The chief of the U.K.’s National Cyber Security Centre (NCSC) says ransomware is the key threat facing Britain and urged the public and businesses to take it seriously.
Speaking virtually to an audience at the Royal United Services Institute (RUSI) Annual Security Lecture on June 14, Lindy Cameron warned of the “cumulative effect” of failing to properly deal with the rising threat.
She also revealed the threat faced by think tanks, noting that it is “almost certain” that the primary cyber threat they face is from nation state espionage groups, and it is highly likely that they seek to gain strategic insights into government policy and commercially sensitive information.
The CEO of the NCSC – which is a part of GCHQ – also warned that for the vast majority of U.K. citizens and organizations, the primary key threat is not state actors but cyber criminals.

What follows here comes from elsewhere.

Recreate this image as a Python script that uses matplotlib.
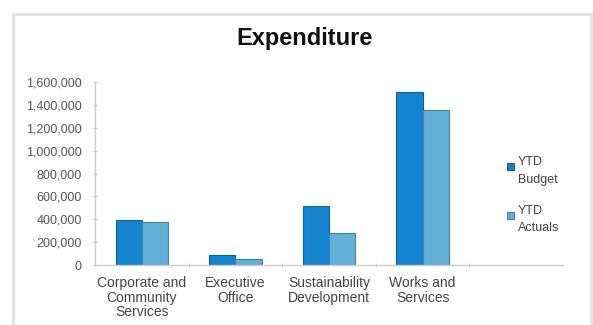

She highlighted the importance of building organizational cyber resilience which, in combination with government capabilities and law enforcement action, is the most effective way to counter threats in cyberspace.
Lindy Cameron said: “For most U.K. citizens and businesses, and indeed for the vast majority of critical national infrastructure providers and government service providers, the primary key threat is not state actors but cyber criminals, and in particular the threat of ransomware.
“While government is uniquely able to disrupt and deter our adversaries, it is network defenders in industry, and the steps that all organizations and citizens are taking that are protecting the U.K. from attacks, day in, day out.
“The protection they provide is crucial to the digital transformation of the economy, and every organization, large and small, has a role to play.”
On the recent rise in ransomware attacks, Cameron noted that the ecosystem is evolving through the Ransomware as a Service (RaaS) model, whereby ransomware variants and commodity listings are available off the shelf for a one-off payment or a share of the profits.
As the RaaS model has become increasingly successful, with criminal groups securing significant ransom payments from large profitable businesses who cannot afford to lose their data to encryption or to suffer the down time while their services are offline, the market for ransomware has become increasingly “professional”.
Elsewhere, Lindy Cameron also set out the context of the Integrated Review and forthcoming cyber strategy, highlighting the need to better integrate the country’s security, economic, technical, and diplomatic capabilities in support of shared national objectives.
She outlined how allies and adversaries alike are betting on cyber, and that the U.K. needs to continue setting the pace.